Friday 15 November 2013

Mad Myth Friday - Words

Here is an example: chair, chair.  I have written the word twice and each time it is a tiny fragment of a hard drive, a signal down a wire or a pattern of light emanating from your screen.  Each time it was neural signals through your visual cortex.  There were similar, but not the same.  The same way that two chairs around a dinner table are similar but not the same.  They are the same but they are distinct chairs.
Now I have used the word "chair" two more times, but there were even more different.  It is not that I was using an alternate definition but it functioned differently.  If the first uses of the word chair were chairs around a table the latter uses might have been a recliner and a lawn chair, perhaps on sale at a furniture store.  Different in nearly every way except that each satisfies those requirements to be called a chair.  Those, of course, are the features we find most interesting about them as chairs.  Just he same, each use of the word was quite different but each had those relevant features so that we it is the word "chair."  We say they are the same word.
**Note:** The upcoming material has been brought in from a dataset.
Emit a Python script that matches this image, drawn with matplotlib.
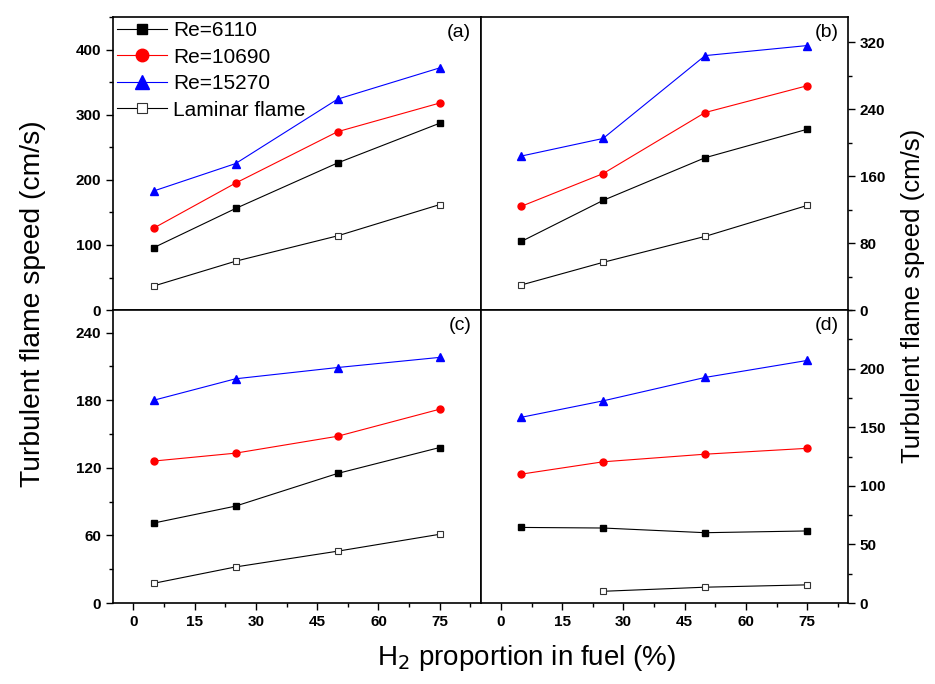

But this is a way of speaking of words that hinders our understanding.  We say a lawn chair is a chair and a dining room chair is a chair but we say that each use of "chair" is the word "chair."  There is no word that is unique or transcendent or magical. So what is the relationship between these utterances?
It does not matter that we don't or can't know the answer, it matters that we know what the answer would look like if we could know it.  We would answer where the word chair is in space, it's volume and mass, and what shape it takes that each utterance of the word hooks onto or passes through it.  That is what the word chair is, and that is what a word of type "chair" would do.